Saturday 20 August 2011

A noddy's guide to mushrooming (Czech Republic)

If it’s still sitting there when you come along, ask yourself what’s wrong with it?  Why hasn’t it been picked already by the experts—the citizens of Hutĕ?  If they don’t want it, would you?  (Clue: the answer is no.)

If it looks wholesome, ask yourself why haven’t the worms already chewed it to bits?  Cut it open longitudinally to see if it’s hole-ridden.  (Clue: the answer is more likely to be yes.)

If it’s brightly coloured, especially if it looks like those beautiful striking red toadstools with white dots in fairy tales, stay clear.  (Clue:  not all that’s attractive is always palatable.)
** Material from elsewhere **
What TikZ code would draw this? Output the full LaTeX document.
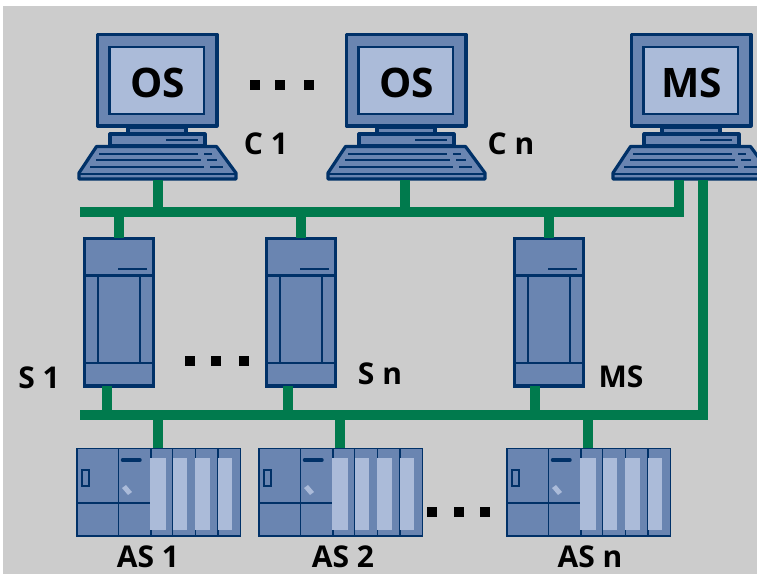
\documentclass[tikz,border=0pt]{standalone}
\usepackage{fontspec}
\setmainfont{Open Sans}
\definecolor{bg}{HTML}{CCCCCC}
\definecolor{midb}{HTML}{6A85B1}
\definecolor{darkb}{HTML}{003168}
\definecolor{lightb}{HTML}{ABBBD9}
\definecolor{busg}{HTML}{007A4D}
\tikzset{
  x=0.75pt,y=-0.75pt,
  bus/.style={draw=busg,line width=7.5pt,line join=miter},
  shell/.style={draw=darkb,fill=midb,line width=2.4pt,line join=round},
  thin part/.style={draw=darkb,line width=1.6pt},
  rackline/.style={draw=darkb,line width=1.25pt},
  hair/.style={draw=darkb,line width=1.1pt},
  big/.style={font=\fontsize{30.5}{30.5}\selectfont\bfseries,text=black,inner sep=0pt},
  lab/.style={font=\fontsize{22.5}{22.5}\selectfont\bfseries,text=black,inner sep=0pt},
  dotsq/.style={fill=black,draw=none},
  pics/computer/.style={code={
    \draw[shell] (128,127) rectangle (186,134);
    \draw[shell] (110,134) rectangle (205,146);
    \draw[shell] (97.5,34.5) rectangle (217,126);
    \draw[thin part,fill=lightb] (109.5,47) rectangle (204,114);
    \node[big] (-label) at (158,83) {#1};
    \draw[shell] (96.5,146.5) -- (216.5,146.5) -- (236,173) -- (236,179) -- (79,179) -- (79,173) -- cycle;
    \draw[hair] (79,174) -- (236,174);
    \draw[hair] (166,140) -- (198,140);
    \draw[hair] (99,154) -- (198,154) (204,154) -- (212,154);
    \draw[hair] (96,160) -- (201,160) (207,160) -- (217,160);
    \draw[hair] (90,167) -- (204,167) (210,167) -- (223,167);
    \coordinate (-bot) at (158,180);
  }},
  pics/server/.style={code={
    \draw[shell,line join=miter] (84.5,238.5) rectangle (153.5,386);
    \draw[thin part] (84.5,275.5) -- (153.5,275.5) (84.5,363) -- (153.5,363);
    \draw[thin part] (98,275.5) -- (98,363) (140,275.5) -- (140,363);
    \draw[hair] (118,269) -- (147,269);
    \coordinate (-top) at (119,238);
  }},
  pics/rack/.style={code={
    \draw[rackline,fill=midb] (77,448.5) rectangle (240.5,536);
    \draw[rackline] (118.5,448.5) -- (118.5,536) (151,448.5) -- (151,536)
      (172.5,448.5) -- (172.5,536) (195.5,448.5) -- (195.5,536) (218,448.5) -- (218,536);
    \draw[rackline] (77,503) -- (151,503);
    \fill[lightb] (150,458) rectangle (165.5,529.5);
    \fill[lightb] (173,458) rectangle (187,529.5);
    \fill[lightb] (195,458) rectangle (210,529.5);
    \fill[lightb] (218,458) rectangle (232,529.5);
    \draw[rackline] (82,470) rectangle (89,486);
    \draw[darkb,line width=2.6pt,line cap=round] (122.5,460) -- (140,460);
    \fill[lightb] (122,488) -- (126,485) -- (132,492) -- (128,495) -- cycle;
    \coordinate (-top) at (158,448);
  }}
}
\begin{document}
\begin{tikzpicture}
\useasboundingbox (0,0) rectangle (757,574);
\fill[white] (0,0) rectangle (757,574);
\fill[bg] (3,6) rectangle (757,574);

\pic (c1) at (0,0) {computer={OS}};
\pic (cn) at (249,0) {computer={OS}};
\pic (cm) at (534,0) {computer={MS}};
\pic (s1) at (0,0) {server};
\pic (sn) at (182,0) {server};
\pic (sm) at (430,0) {server};
\pic (a1) at (0,0) {rack};
\pic (a2) at (182,0) {rack};
\pic (an) at (430,0) {rack};

\coordinate (topstart) at (80,212.5);
\coordinate (botstart) at (80,414.5);
\coordinate (mslan) at (679,180);
\coordinate (msplant) at (703,180);
\coordinate (cnlink) at (405,180);
\coordinate (s1low) at (107,386);
\coordinate (snlow) at (288,386);
\coordinate (smlow) at (535,386);

\draw[bus] (topstart) -- (topstart -| mslan) -- (mslan);
\draw[bus] (botstart) -- (botstart -| msplant) -- (msplant);
\draw[bus] (c1-bot) -- (c1-bot |- topstart);
\draw[bus] (cnlink) -- (cnlink |- topstart);
\foreach \n in {s1,sn,sm} {
  \draw[bus] (\n-top) -- (\n-top |- topstart);
  \draw[bus] (\n low) -- (\n low |- botstart);
}
\foreach \n in {a1,a2,an}
  \draw[bus] (\n-top) -- (\n-top |- botstart);

\foreach \x in {250,275,304} \fill[dotsq] (\x,80) rectangle +(10,10);
\foreach \x in {185,211,239} \fill[dotsq] (\x,356) rectangle +(10,10);
\foreach \x in {427,454,480} \fill[dotsq] (\x,507) rectangle +(10,10);

\node[lab] (lc1) at (266,144) {C 1};
\node[lab] (lcn) at (511,144) {C n};
\node[lab] (ls1) at (39,378) {S 1};
\node[lab] (lsn) at (380,374) {S n};
\node[lab] (lsm) at (621,377) {MS};
\node[lab] (la1) at (148,556.5) {AS 1};
\node[lab] (la2) at (343,556.5) {AS 2};
\node[lab] (lan) at (590,556.5) {AS n};
\end{tikzpicture}
\end{document}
If it has a slimy sticky top, is of a nondescript shade of dark brown and almost hidden from view in the forests around Hutĕ, it might be the edible type.  The sticky top has to be removed, which entails a lot of work.  (Clue:  there’s no such thing as an easy lunch.)

Hunting for mushrooms in the fairly open forest—with 100ft-tall fir trees—requires keen eyesight to spot the camouflaged ones and to differentiate between the real McCoy and the mimickers.

Hunting for mushrooms in the fir thickets—with branches growing horizontally outwards right down to mid-shin or knee height—requires scrambling around at ground level, sometimes on all fours, encountering animals’ droppings at close quarters.  If one finds crawling around on the forest floor undignified and decides to advance along in an upright position, one risks walking through spiders’ webs full in the face, having branches whip back at one’s face and in one’s eyes, hair clawed at, arms and face scratched, and legs pricked through the trousers by the pine needles.

If you’re still undeterred by all this, an hour of mushrooming might net you a basketful of the fungus, but you spend hours processing them—peeling and scraping.  The sticky-skin type will fight back by refusing to leave your fingers, so that you end up with your fingers full of bits of sticky skin which no amount of flicking will remove.  The drying variety will need to be sliced thinly and placed on a drying rack—pray for sunny dry weather continuously for a few days for this, or they’ll just go mouldy.

Then the cooking: cutting them into little pieces for soups, bigger pieces for stir-frying in garlic or to go into a stew, halving the smaller ones for pickling, battering big whole ones for schnitzelling.  

Finally, the long-awaited moment:  the enjoying of the fruits of your hard labour.  This will take about five minutes.  Max.  (For the pickling and drying varieties, you’ll have to wait a lot longer before they're ready, but the eating time is about the same: five minutes, max.)